Reza a lenda que foi D. Nuno Álvares Pereira, o Santo Condestável, quem cunhou a expressão “meter uma lança em África”, no século XV. Em pleno século XXI, o continente africano ainda parece um tabuleiro de xadrez dos EUA, França e Reino Unido. Não admira que a segunda maior economia do mundo queira entrar no jogo e inserir as suas peças, apesar do receio de uma nova Guerra Fria.
Em novembro de 2018, o Pentágono anunciou que o número de efetivos do exército dos EUA em África – o Comando dos Estados Unidos para África, mais conhecido por Africom – sofreria um corte de 10% nos anos seguintes, para se concentrar em outras zonas do globo e fazer face ao que considera ser ameaças militares por parte da Rússia e China. Na prática, esta redução de efetivos iria afetar os sete mil soldados do Africom, os quais participam em operações conjuntas com os exércitos nacionais de diversos países africanos, nomeadamente contra grupos jihadistas que operam no continente, assim como os outros dois mil que dão treino militar em quase 40 estados.
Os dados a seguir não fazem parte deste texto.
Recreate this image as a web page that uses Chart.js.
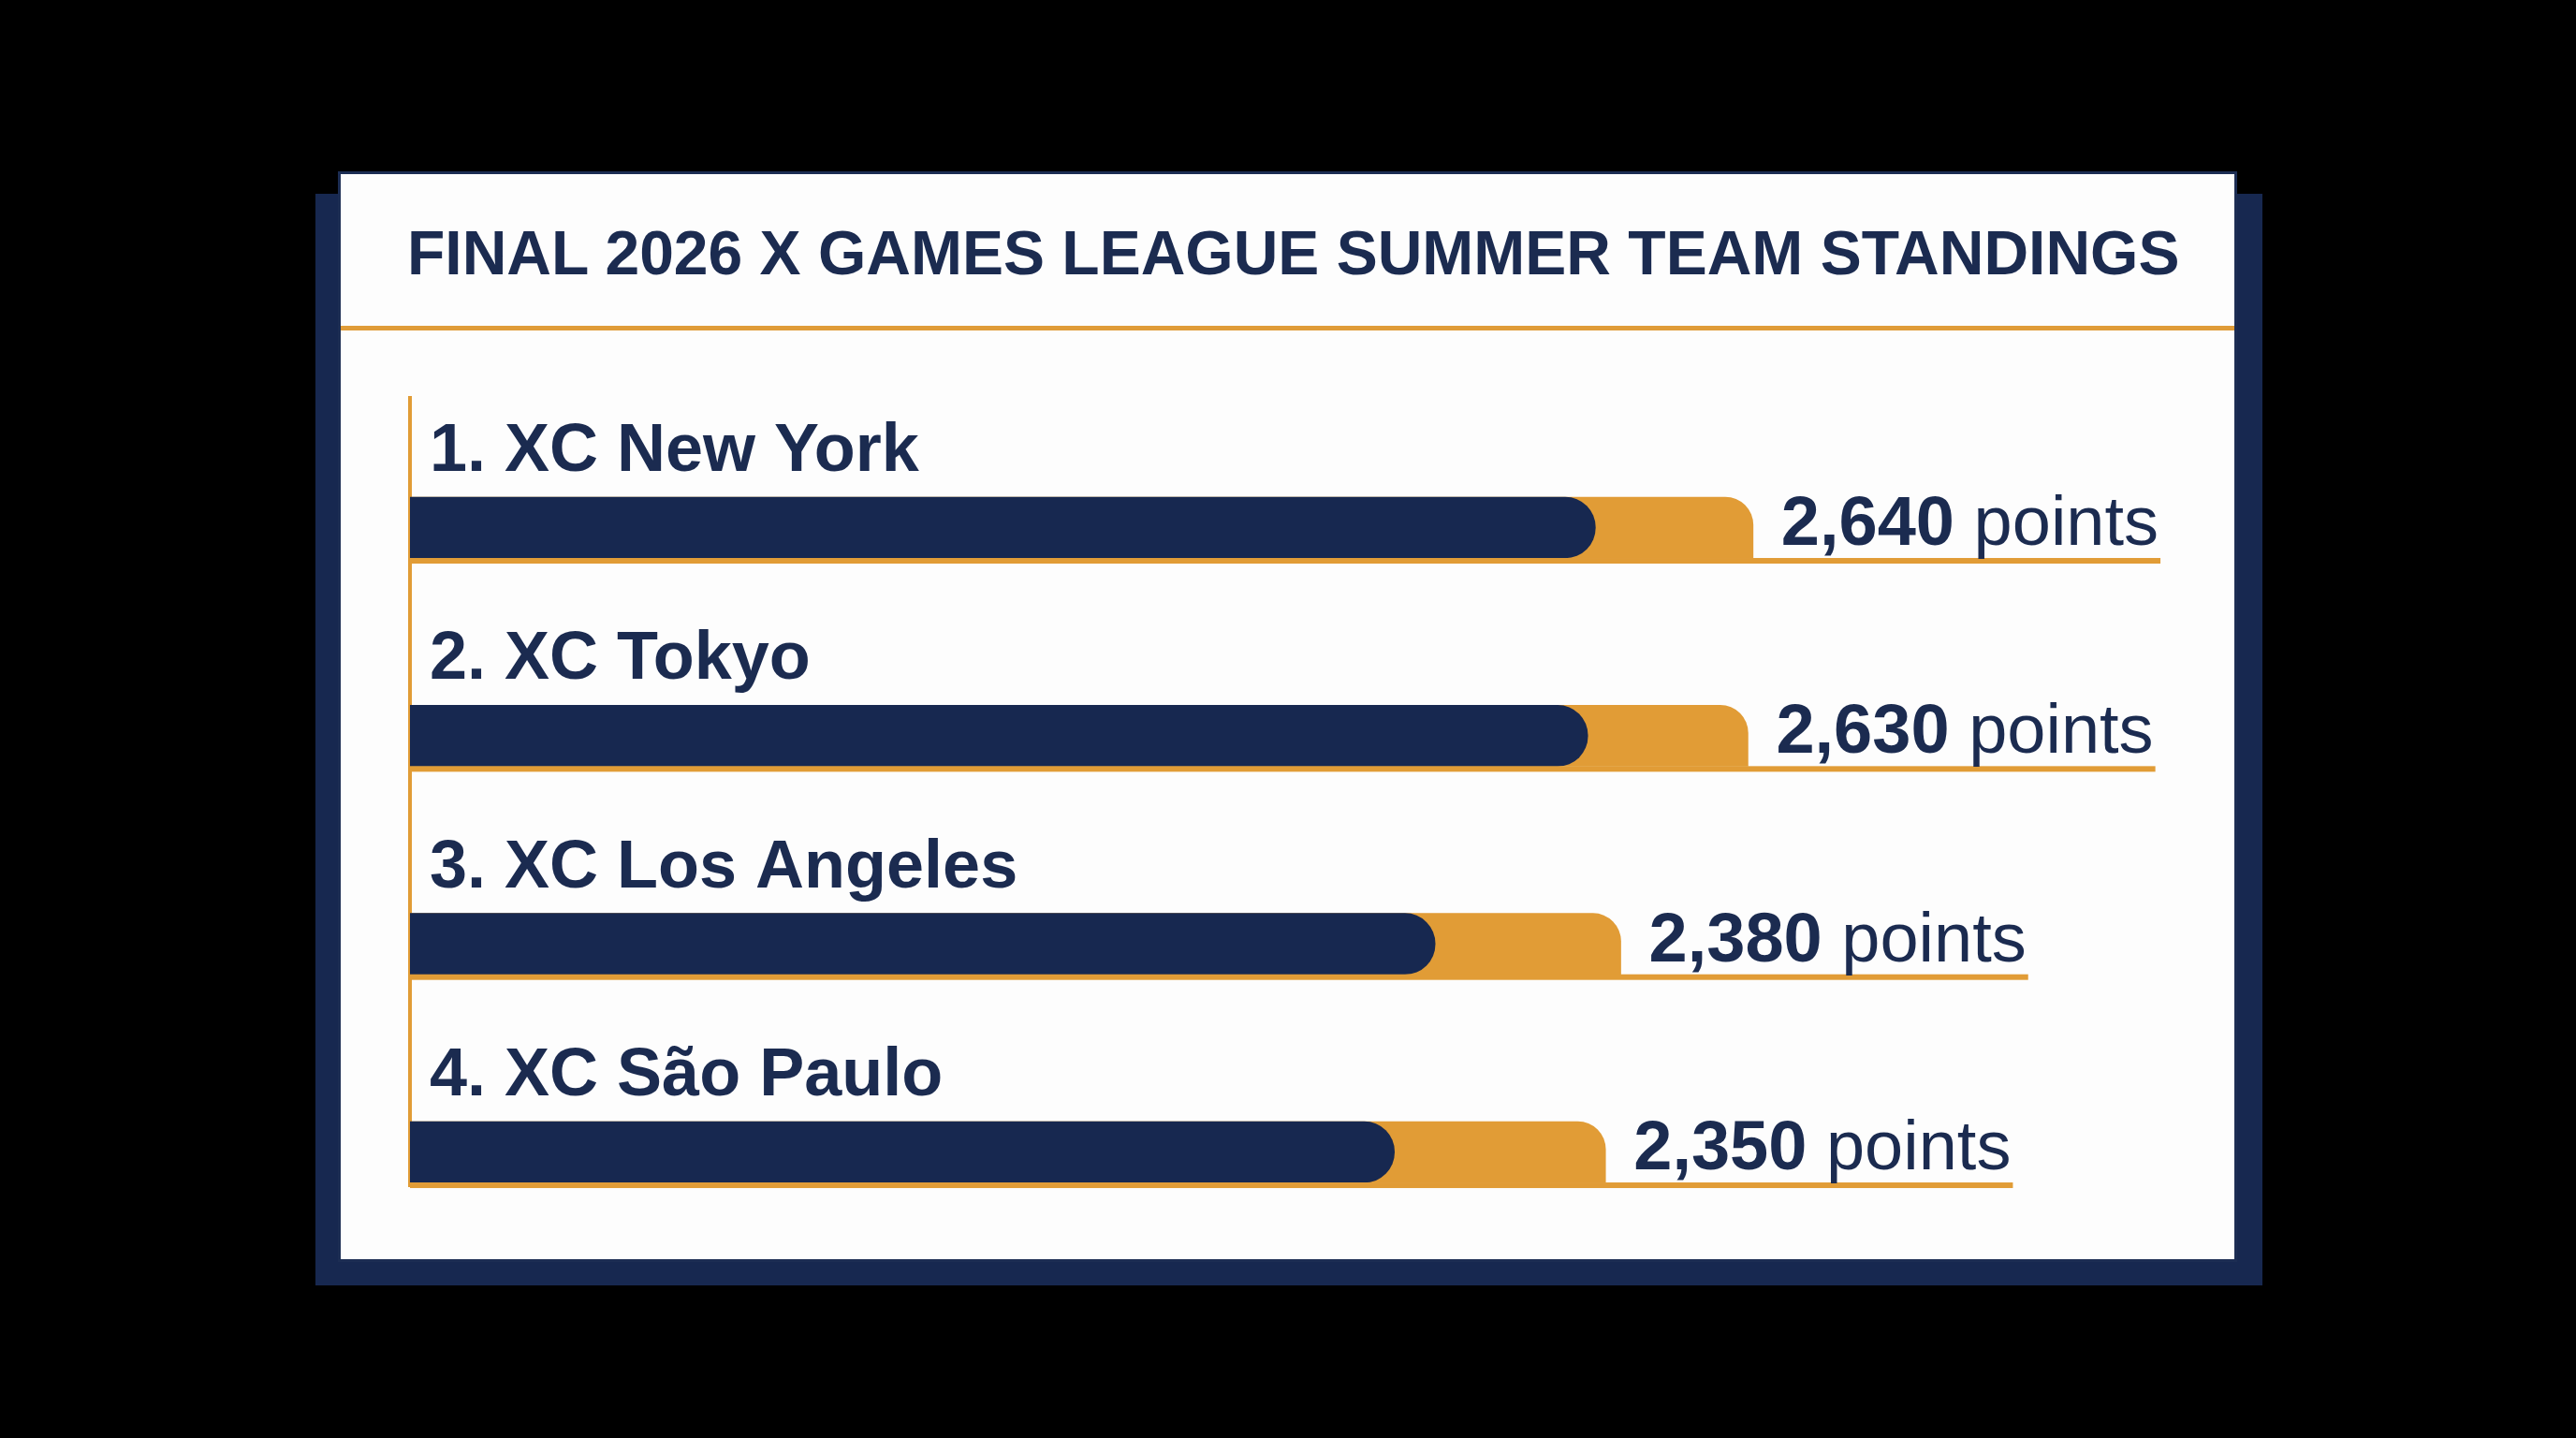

Todavia, desde que o anúncio foi feito ele tem dado que falar. Existem vozes nos partidos Republicano e Democrata que se mostram contra uma menor presença militar dos EUA, embora a administração do presidente Donald Trump tenha garantido que nenhuma decisão foi tomada: por agora, o Pentágono está a privatizar algumas das operações da Africom. Mas, e ao mesmo tempo, parece existir indícios que contradizem o discurso de ter uma presença mais ligeira em África. Conforme descobriu o site noticioso The Intercept no início deste ano, após ter conseguido aceder, legalmente, a documentos internos do exército norte-americano, os EUA têm uma rede de 27 bases espalhadas por África, sendo 15 delas de carácter “permanente” e outras 12 “menos-permanentes”. Acima de tudo, os documentos destacam, de acordo com o The Intercept, que “a Africom está a procurar ativamente aumentar a sua presença e está preparada para se expandir no futuro”.
Isto talvez explique, em parte, porque poderá a China querer aumentar a sua presença militar no continente, e, desta forma, atirar para debaixo do tapete o seu tão afamado ‘princípio de não-interferência’ nos assuntos internos de outros países. Em 2017 entrou em atividade a sua primeira base militar em território internacional, precisamente em África, no Djibuti – onde também existe uma dos EUA, assim como de outras nações –, estrategicamente localizada no Golfo de Áden, sendo que a China também dá formação militar a alguns países da região e marca presença em operações conjuntas de combate à pirataria.
Em África “há mais negócios chineses, mais interesses e mais ameaças e ataques a esses interesses e pessoas”, resume David Shinn, especialista em assuntos sino-africanos pela Universidade George Washington, nos EUA, à radioemissora alemã Deutsche Welle (DW). “Há uma intenção de proteger os interesses e pessoal chinês no continente", acrescenta.